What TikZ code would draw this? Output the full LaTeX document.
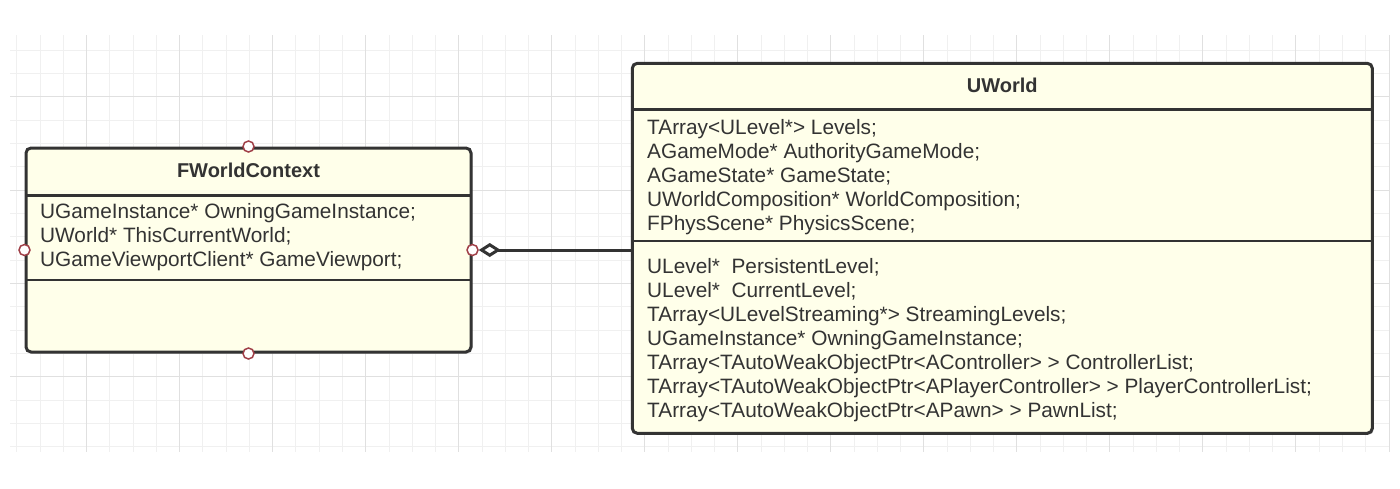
\documentclass[tikz,border=0pt]{standalone}
\usepackage{fontspec}
\setmainfont{Liberation Sans}
\usetikzlibrary{arrows.meta,positioning,shadows}

\definecolor{umlfill}{RGB}{255,255,234}
\definecolor{umlline}{RGB}{51,51,51}
\definecolor{portred}{RGB}{160,64,72}
\definecolor{gridlight}{RGB}{240,240,240}
\definecolor{griddark}{RGB}{224,224,224}

\tikzset{
  classbox/.style={draw=umlline,fill=umlfill,line width=3pt,rounded corners=5pt,inner sep=0pt,
    drop shadow={shadow xshift=1.5pt,shadow yshift=-1.5pt,opacity=.3}},
  classname/.style={font=\fontsize{20}{24}\selectfont\bfseries,text=umlline,inner sep=0pt,anchor=base},
  member/.style={font=\fontsize{20.8}{24}\selectfont,text=umlline,inner sep=0pt,anchor=base west},
  sepline/.style={draw=umlline,line width=2.6pt},
  port/.style={draw=portred,fill=white,circle,line width=1.5pt,minimum size=11pt,inner sep=0pt},
  aggr/.style={draw=umlline,line width=3pt,arrows={Diamond[fill=white,length=22pt,width=14pt]-}},
  gridminor/.style={draw=gridlight,line width=1pt},
  gridmajor/.style={draw=griddark,line width=1pt}
}

\begin{document}
\begin{tikzpicture}[x=1pt,y=-1pt]
\useasboundingbox (0,0) rectangle (1400,488);

% background grid
\foreach \i in {0,...,59} \draw[gridminor] ({16.9+23.256*\i},35) -- ({16.9+23.256*\i},452);
\foreach \j in {2,...,19} \draw[gridminor] (10,{3.4+23.33*\j}) -- (1390,{3.4+23.33*\j});
\foreach \i in {3,7,...,59} \draw[gridmajor] ({16.9+23.256*\i},35) -- ({16.9+23.256*\i},452);
\foreach \j in {4,8,...,16} \draw[gridmajor] (10,{3.4+23.33*\j}) -- (1390,{3.4+23.33*\j});

% classes
\node[classbox,minimum width=445pt,minimum height=204pt] (fwc) at (248.5,250) {};
\node[classbox,minimum width=740pt,minimum height=370pt] (uworld) at (1002.3,248.3) {};

\draw[sepline] (26,195.7) -- (471,195.7);
\draw[sepline] (26,280) -- (471,280);
\draw[sepline] (632.3,109.3) -- (1372.3,109.3);
\draw[sepline] (632.3,241) -- (1372.3,241);

\node[classname] (fwcname) at (248.5,177) {FWorldContext};
\node[classname] (uworldname) at (1002.3,92) {UWorld};

\foreach \txt [count=\k] in {UGameInstance* OwningGameInstance;,UWorld* ThisCurrentWorld;,UGameViewportClient* GameViewport;}
  \node[member] (fwcattr\k) at (40,{194+24*\k}) {\txt};

\foreach \txt [count=\k] in {TArray<ULevel*> Levels;,AGameMode* AuthorityGameMode;,AGameState* GameState;,UWorldComposition* WorldComposition;,FPhysScene* PhysicsScene;}
  \node[member] (wattr\k) at (647,{110+24*\k}) {\txt};

\foreach \txt [count=\k] in {ULevel*\ \ PersistentLevel;,ULevel*\ \ CurrentLevel;,TArray<ULevelStreaming*> StreamingLevels;,UGameInstance* OwningGameInstance;,TArray<TAutoWeakObjectPtr<AController> > ControllerList;,TArray<TAutoWeakObjectPtr<APlayerController> > PlayerControllerList;,TArray<TAutoWeakObjectPtr<APawn> > PawnList;}
  \node[member] (wmem\k) at (647,{249+24*\k}) {\txt};

% ports
\node[port] (fwcT) at (fwc.north) {};
\node[port] (fwcB) at (fwc.south) {};
\node[port] (fwcL) at (fwc.west) {};
\node[port] (fwcR) at (fwc.east) {};

% aggregation
\draw[aggr] (fwcR) -- (fwcR -| uworld.west);
\end{tikzpicture}
\end{document}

**Exercise directions**
Return only the lines from the start of the data through the line that contains "(0,0) rectangle (1400,488);", please, copying them exactly and omitting all pictures.

**Completed task**
What TikZ code would draw this? Output the full LaTeX document.
\documentclass[tikz,border=0pt]{standalone}
\usepackage{fontspec}
\setmainfont{Liberation Sans}
\usetikzlibrary{arrows.meta,positioning,shadows}

\definecolor{umlfill}{RGB}{255,255,234}
\definecolor{umlline}{RGB}{51,51,51}
\definecolor{portred}{RGB}{160,64,72}
\definecolor{gridlight}{RGB}{240,240,240}
\definecolor{griddark}{RGB}{224,224,224}

\tikzset{
  classbox/.style={draw=umlline,fill=umlfill,line width=3pt,rounded corners=5pt,inner sep=0pt,
    drop shadow={shadow xshift=1.5pt,shadow yshift=-1.5pt,opacity=.3}},
  classname/.style={font=\fontsize{20}{24}\selectfont\bfseries,text=umlline,inner sep=0pt,anchor=base},
  member/.style={font=\fontsize{20.8}{24}\selectfont,text=umlline,inner sep=0pt,anchor=base west},
  sepline/.style={draw=umlline,line width=2.6pt},
  port/.style={draw=portred,fill=white,circle,line width=1.5pt,minimum size=11pt,inner sep=0pt},
  aggr/.style={draw=umlline,line width=3pt,arrows={Diamond[fill=white,length=22pt,width=14pt]-}},
  gridminor/.style={draw=gridlight,line width=1pt},
  gridmajor/.style={draw=griddark,line width=1pt}
}

\begin{document}
\begin{tikzpicture}[x=1pt,y=-1pt]
\useasboundingbox (0,0) rectangle (1400,488);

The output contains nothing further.